Confession of a corrupted Lisper here, how to get into IT? - mksha
I have been reading about Linux, Lisp and functional programming since forever, eternally excited just reading about it, yet never really programming anything serious, just snippets of here and there, after which I get lost configuring Emacs, practicing a new keyboard layout, or worst, at the end of this crazy happy spectrum, watching Stallman lecturing about freedom of our techno landscape while trying to understand subtle beauty of a Guy Steele talk , damn, then Sussman comes along, and I could watch him anytime, his intensity is captivating. Lately I like to watch Bartosz Millewski lectures on category theory and draw diagrams, but hey I still dont understand much though its really fun and helps me feel a sort of nice meditative state.. whats my point? I have been spending my time like this for the past 15 years without even trying to get an IT job, immediately being put down by realizing I will have to work on some pythonesque imperative control flows, or scripting along en endless tube of calls. Once I met a lisper while working in a restaurant and he was amazed at how excited I  about lisp, he told me its not important I do not know how to code or the mere fact I do not own a computer. Such minds should me nurtured and given jobs..well I am here now, I guess I am looking for a motivational answer that could put me on track, or am I wasting time yet again? Can anybody relate to this and how did you overcome this infinite search in constant space?
======
NotSammyHagar
I think those ruminative philosophical talks can be intellectually stimulating
but you need some real world practical experience working in tech. IT can be a
broad term, there's helping people with their computers, hardware issues,
configuring companies web pages or intranet, software engineering, these are
all very different things, you need to clarify what you are getting at. I'm
guessing software engineering.

Lisp is a great language, however there are far more software jobs using other
languages. I suggest you work on some fun toy problems and try programming in
a more commercially employable and approachable language, I suggest python.
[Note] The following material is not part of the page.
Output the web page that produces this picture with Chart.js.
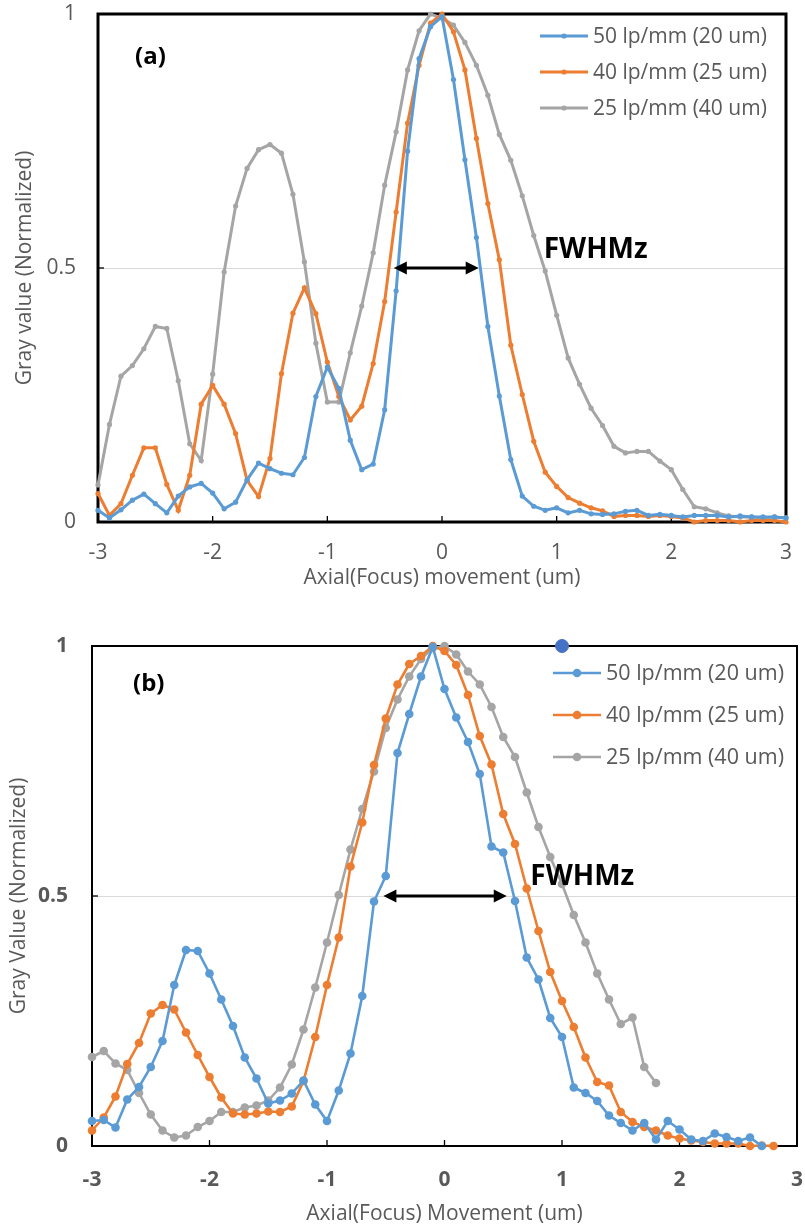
<!DOCTYPE html>
<html><head><meta charset="utf-8">
<script src="https://cdn.jsdelivr.net/npm/chart.js@4.4.1/dist/chart.umd.min.js"></script>
<style>
html,body{margin:0;padding:0;background:#fff;}
#wrapA{position:absolute;left:0;top:0;width:805px;height:600px;}
#wrapB{position:absolute;left:0;top:600px;width:805px;height:627px;}
</style></head><body>
<div id="wrapA"><canvas id="chartA" width="805" height="600"></canvas></div>
<div id="wrapB"><canvas id="chartB" width="805" height="627"></canvas></div>
<script>
// ---------- data ----------
const seriesLabels = ["50 lp/mm (20 um)", "40 lp/mm (25 um)", "25 lp/mm (40 um)"];
const seriesColors = ["#5B9BD5", "#ED7D31", "#A5A5A5"];
const xTickValues = [-3, -2, -1, 0, 1, 2, 3];
const yTickValues = [0, 0.5, 1];

// chart (a)
const xA = [-3.0,-2.9,-2.8,-2.7,-2.6,-2.5,-2.4,-2.3,-2.2,-2.1,-2.0,-1.9,-1.8,-1.7,-1.6,-1.5,-1.4,-1.3,-1.2,-1.1,-1.0,-0.9,-0.8,-0.7,-0.6,-0.5,-0.4,-0.3,-0.2,-0.1,0.0,0.1,0.2,0.3,0.4,0.5,0.6,0.7,0.8,0.9,1.0,1.1,1.2,1.3,1.4,1.5,1.6,1.7,1.8,1.9,2.0,2.1,2.2,2.3,2.4,2.5,2.6,2.7,2.8,2.9,3.0];
const blueA = [0.023,0.008,0.024,0.043,0.055,0.036,0.018,0.051,0.069,0.076,0.057,0.026,0.039,0.083,0.116,0.105,0.096,0.093,0.127,0.247,0.305,0.263,0.161,0.103,0.114,0.221,0.455,0.730,0.912,0.975,0.995,0.871,0.713,0.560,0.385,0.248,0.123,0.051,0.031,0.023,0.028,0.018,0.023,0.016,0.015,0.016,0.021,0.023,0.013,0.015,0.013,0.010,0.013,0.013,0.013,0.010,0.012,0.010,0.010,0.010,0.008];
const orangeA = [0.056,0.013,0.036,0.092,0.146,0.146,0.074,0.023,0.092,0.232,0.269,0.232,0.174,0.082,0.050,0.125,0.292,0.411,0.461,0.410,0.315,0.247,0.201,0.228,0.312,0.434,0.610,0.785,0.899,0.982,1.000,0.965,0.890,0.755,0.627,0.516,0.348,0.251,0.159,0.098,0.070,0.048,0.037,0.028,0.022,0.011,0.013,0.013,0.011,0.013,0.011,0.008,0.000,0.003,0.003,0.003,0.000,0.003,0.003,0.003,0.000];
const grayA = [0.073,0.192,0.287,0.308,0.341,0.385,0.381,0.278,0.154,0.121,0.291,0.492,0.622,0.696,0.733,0.743,0.726,0.645,0.512,0.352,0.236,0.236,0.333,0.425,0.530,0.663,0.768,0.890,0.967,1.000,0.992,0.978,0.944,0.899,0.840,0.763,0.712,0.642,0.564,0.494,0.407,0.323,0.271,0.224,0.190,0.149,0.136,0.139,0.139,0.120,0.103,0.064,0.030,0.026,0.018,0.012,0.010,0.010,0.008,0.010,0.008];
const fwhmA = [-0.42, 0.32];

// chart (b)
const xB = [-3.0,-2.9,-2.8,-2.7,-2.6,-2.5,-2.4,-2.3,-2.2,-2.1,-2.0,-1.9,-1.8,-1.7,-1.6,-1.5,-1.4,-1.3,-1.2,-1.1,-1.0,-0.9,-0.8,-0.7,-0.6,-0.5,-0.4,-0.3,-0.2,-0.1,0.0,0.1,0.2,0.3,0.4,0.5,0.6,0.7,0.8,0.9,1.0,1.1,1.2,1.3,1.4,1.5,1.6,1.7,1.8,1.9,2.0,2.1,2.2,2.3,2.4,2.5,2.6,2.7,2.8];
const blueB = [0.050,0.052,0.037,0.093,0.118,0.158,0.210,0.322,0.392,0.390,0.345,0.293,0.240,0.177,0.135,0.085,0.091,0.105,0.131,0.083,0.050,0.111,0.185,0.300,0.489,0.540,0.786,0.864,0.939,0.998,0.914,0.857,0.808,0.744,0.599,0.587,0.490,0.377,0.333,0.256,0.218,0.117,0.106,0.090,0.061,0.046,0.031,0.046,0.013,0.050,0.033,0.013,0.010,0.025,0.018,0.010,0.017,0.000];
const orangeB = [0.031,0.057,0.099,0.164,0.206,0.265,0.282,0.273,0.227,0.182,0.138,0.097,0.065,0.063,0.065,0.069,0.068,0.079,0.130,0.218,0.322,0.417,0.559,0.647,0.762,0.855,0.923,0.964,0.980,1.000,0.990,0.962,0.902,0.820,0.763,0.664,0.604,0.515,0.430,0.348,0.290,0.238,0.177,0.128,0.121,0.068,0.048,0.038,0.031,0.021,0.015,0.011,0.008,0.005,0.005,0.005,0.000,0.001,0.000];
const grayB = [0.178,0.190,0.165,0.152,0.106,0.063,0.031,0.017,0.021,0.038,0.050,0.068,0.068,0.077,0.081,0.091,0.117,0.163,0.233,0.317,0.407,0.502,0.593,0.674,0.749,0.836,0.893,0.939,0.974,0.996,1.000,0.983,0.949,0.923,0.878,0.818,0.778,0.707,0.638,0.578,0.524,0.462,0.407,0.345,0.293,0.244,0.257,0.158,0.126];
const strayX = [1.0];
const strayY = [1.0];
const fwhmB = [-0.52, 0.53];

// ---------- helpers ----------
const FONT = "'Open Sans', 'Noto Sans', sans-serif";
const toPts = (xs, ys) => ys.map((v, i) => ({x: xs[i], y: v}));

function makeDatasets(xs, seriesList, lw, pr) {
  return seriesList.map((ys, i) => ({
    label: seriesLabels[i],
    data: toPts(xs, ys),
    borderColor: seriesColors[i],
    backgroundColor: seriesColors[i],
    pointBackgroundColor: seriesColors[i],
    pointBorderColor: seriesColors[i],
    pointRadius: pr,
    pointBorderWidth: 0,
    borderWidth: lw,
    tension: 0,
    clip: false
  }));
}

const framePlugin = {
  id: 'frame',
  beforeDatasetsDraw(chart, args, o) {
    const {ctx, chartArea: {left, top, right, bottom}, scales: {x, y}} = chart;
    ctx.save();
    ctx.strokeStyle = '#000';
    ctx.lineWidth = o.borderWidth;
    ctx.strokeRect(left, top, right - left, bottom - top);
    ctx.lineWidth = 1.3;
    xTickValues.forEach(v => {
      const px = x.getPixelForValue(v);
      ctx.beginPath(); ctx.moveTo(px, bottom); ctx.lineTo(px, bottom - 6); ctx.stroke();
    });
    const py = y.getPixelForValue(0.5);
    ctx.beginPath(); ctx.moveTo(left, py); ctx.lineTo(left + 6, py); ctx.stroke();
    ctx.restore();
  },
  afterDatasetsDraw(chart, args, o) {
    const {ctx, chartArea: {left, top}, scales: {x, y}} = chart;
    ctx.save();
    // FWHM arrow
    const ay = y.getPixelForValue(0.5);
    const x1 = x.getPixelForValue(o.fwhm[0]);
    const x2 = x.getPixelForValue(o.fwhm[1]);
    ctx.strokeStyle = '#000'; ctx.fillStyle = '#000'; ctx.lineWidth = 3;
    ctx.beginPath(); ctx.moveTo(x1 + 10, ay); ctx.lineTo(x2 - 10, ay); ctx.stroke();
    const hl = 13, hw = 6.5;
    ctx.beginPath(); ctx.moveTo(x1, ay); ctx.lineTo(x1 + hl, ay - hw); ctx.lineTo(x1 + hl, ay + hw); ctx.closePath(); ctx.fill();
    ctx.beginPath(); ctx.moveTo(x2, ay); ctx.lineTo(x2 - hl, ay - hw); ctx.lineTo(x2 - hl, ay + hw); ctx.closePath(); ctx.fill();
    // FWHMz label
    ctx.font = "bold 28px " + FONT;
    ctx.textBaseline = 'alphabetic'; ctx.textAlign = 'left';
    ctx.fillText('FWHMz', x.getPixelForValue(o.fwhmText[0]), y.getPixelForValue(o.fwhmText[1]));
    // panel letter
    ctx.font = "bold 24px " + FONT;
    ctx.textBaseline = 'middle';
    ctx.fillText(o.panel, left + o.panelOffset[0], top + o.panelOffset[1]);
    // legend
    ctx.font = o.legend.font + "px " + FONT;
    ctx.textBaseline = 'middle';
    for (let i = 0; i < 3; i++) {
      const ly = o.legend.y + i * o.legend.gap;
      ctx.strokeStyle = seriesColors[i]; ctx.fillStyle = seriesColors[i];
      ctx.lineWidth = o.legend.lw;
      ctx.beginPath(); ctx.moveTo(o.legend.x, ly); ctx.lineTo(o.legend.x + 48, ly); ctx.stroke();
      ctx.beginPath(); ctx.arc(o.legend.x + 24, ly, o.legend.r, 0, Math.PI * 2); ctx.fill();
      ctx.fillStyle = '#595959';
      ctx.fillText(seriesLabels[i], o.legend.x + 53, ly + 1);
    }
    ctx.restore();
  }
};

function scalesConfig(xTitle, yTitle, bold, cfg) {
  const tickFont = {family: FONT, size: 21, weight: bold ? 'bold' : 'normal'};
  const fmt = v => String(Math.round(v * 10) / 10);
  return {
    x: {
      type: 'linear', min: -3, max: 3,
      afterBuildTicks: s => { s.ticks = xTickValues.map(v => ({value: v})); },
      ticks: {font: tickFont, color: '#595959', padding: cfg.xTickPad, maxRotation: 0, autoSkip: false, callback: fmt},
      grid: {display: false, drawTicks: false},
      border: {display: false},
      title: {display: true, text: xTitle, color: '#595959', font: {family: FONT, size: 21}, padding: {top: 0, bottom: cfg.xTitlePad}},
      afterFit: s => { s.height = cfg.xHeight; s.paddingLeft = 0; s.paddingRight = 0; }
    },
    y: {
      type: 'linear', min: 0, max: 1,
      afterBuildTicks: s => { s.ticks = yTickValues.map(v => ({value: v})); },
      ticks: {font: tickFont, color: '#595959', padding: cfg.yTickPad, callback: fmt},
      grid: {color: '#d9d9d9', lineWidth: 1, drawTicks: false},
      border: {display: false},
      title: {display: true, text: yTitle, color: '#595959', font: {family: FONT, size: 21}, padding: {top: cfg.yTitlePad, bottom: 0}},
      afterFit: s => { s.width = cfg.yWidth; s.paddingTop = 0; s.paddingBottom = 0; }
    }
  };
}

// ---------- chart (a) ----------
new Chart(document.getElementById('chartA'), {
  type: 'line',
  data: {datasets: makeDatasets(xA, [blueA, orangeA, grayA], 3, 2.6)},
  options: {
    responsive: false, animation: false,
    layout: {padding: {left: 0, right: 19, top: 14, bottom: 0}},
    plugins: {
      legend: {display: false}, tooltip: {enabled: false},
      frame: {borderWidth: 3, fwhm: fwhmA, fwhmText: [0.887, 0.519], panel: '(a)', panelOffset: [37, 43],
              legend: {x: 540, y: 36, gap: 36, lw: 3, r: 2.6, font: 21}}
    },
    scales: scalesConfig('Axial(Focus) movement (um)', 'Gray value (Normalized)', false,
      {xTickPad: 18, xTitlePad: 9, xHeight: 78, yTickPad: 22, yTitlePad: 12, yWidth: 98})
  },
  plugins: [framePlugin]
});

// ---------- chart (b) ----------
const dsB = makeDatasets(xB, [blueB, orangeB, grayB], 2.6, 4.3);
dsB.push({label: 'marker', data: toPts(strayX, strayY), showLine: false, pointRadius: 6.5,
  pointBackgroundColor: '#4472C4', pointBorderColor: '#4472C4', borderColor: '#4472C4', clip: false});
new Chart(document.getElementById('chartB'), {
  type: 'line',
  data: {datasets: dsB},
  options: {
    responsive: false, animation: false,
    layout: {padding: {left: 0, right: 8, top: 46, bottom: 0}},
    plugins: {
      legend: {display: false}, tooltip: {enabled: false},
      frame: {borderWidth: 2, fwhm: fwhmB, fwhmText: [0.73, 0.522], panel: '(b)', panelOffset: [41, 38],
              legend: {x: 553, y: 73, gap: 42, lw: 2.6, r: 4.3, font: 21.5}}
    },
    scales: scalesConfig('Axial(Focus) Movement (um)', 'Gray Value (Normalized)', true,
      {xTickPad: 21, xTitlePad: 0, xHeight: 81, yTickPad: 24, yTitlePad: 6, yWidth: 92})
  },
  plugins: [framePlugin]
});
</script>
</body></html>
You can do everything on line. There are these self-contained browser
programming environments. After you get started you can install software on
your own computer, I wouldn't start with that. A quick web search found this
page - [https://www.learnpython.org/](https://www.learnpython.org/). But there
are tons of them. Find one of those, work on something interesting to you and
then see if you are interested. There are lots of interesting things in the
computer science world, but since you have years of yearning, I suggest
narrowing your focus to something that is more direct, assuming employment is
your goal. As a beginner with no recent school experience as a dev or
employment (apparently), it will be hard to find that first job, but once you
have one your resume will get you considered for the next. Good luck!